In vielen EU-Staaten hat die Abwehrfront gegenüber rechtspopulistischen Parteien bisher gehalten. So schließt der tschechische Wahlsieger Andrej Babis ein Zusammengehen mit der rechtspopulistischen SPD von Tomio Okamura aus, obwohl er eigentlich keine anderen Koalitionsoptionen hat. Beobachter halten es deshalb für durchaus wahrscheinlich, dass sich Babis in letzter Konsequenz von den Rechtspopulisten tolerieren lassen wird.

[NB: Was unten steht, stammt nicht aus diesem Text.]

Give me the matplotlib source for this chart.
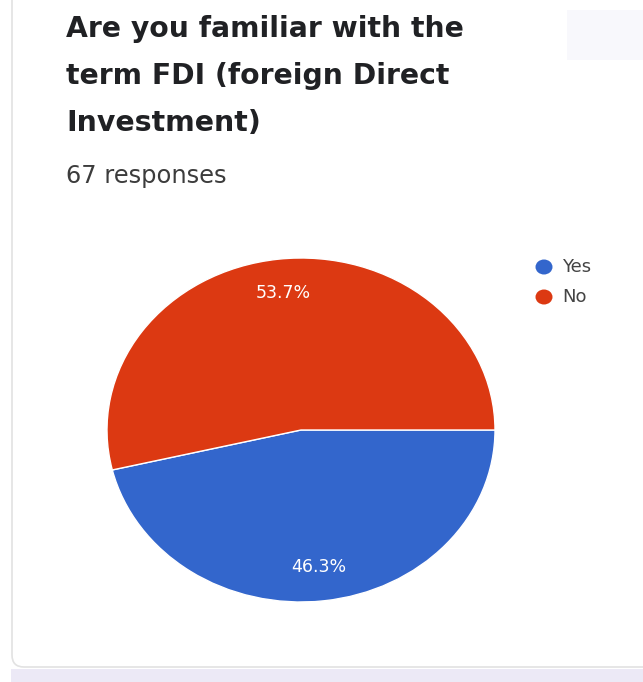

In Belgien wird der rechtspopulistische Vlaams Blok (heute Vlaams Belang) nach französischem Vorbild bewusst von der Macht ferngehalten, auch in Schweden gibt es einen lagerübergreifenden Konsens gegen die rechtspopulistischen Schwedendemokraten, die gute Chancen haben, bei der nächsten Wahl zweitstärkste Kraft zu werden. In Deutschland gestaltet sich die Regierungsbildung nach der Bundestagswahl schwierig, weil versucht wird, selbst eine indirekt von der rechtspopulistischen “Alternative für Deutschland” abhängige Regierung zu vermeiden.

In Großbritannien, Spanien, Portugal, Frankreich und Zypern sind rechtspopulistische Parteien bisher aus institutionellen Gründen (Mehrheitswahlrecht bzw. Präsidialsystem) chancenlos geblieben. In Irland, Malta, Luxemburg, Rumänien, Estland, Litauen, Slowenien, Kroatien lassen ihnen starke bürgerliche, liberale, aber auch sozialdemokratische Parteien bisher kaum Entfaltungsmöglichkeiten.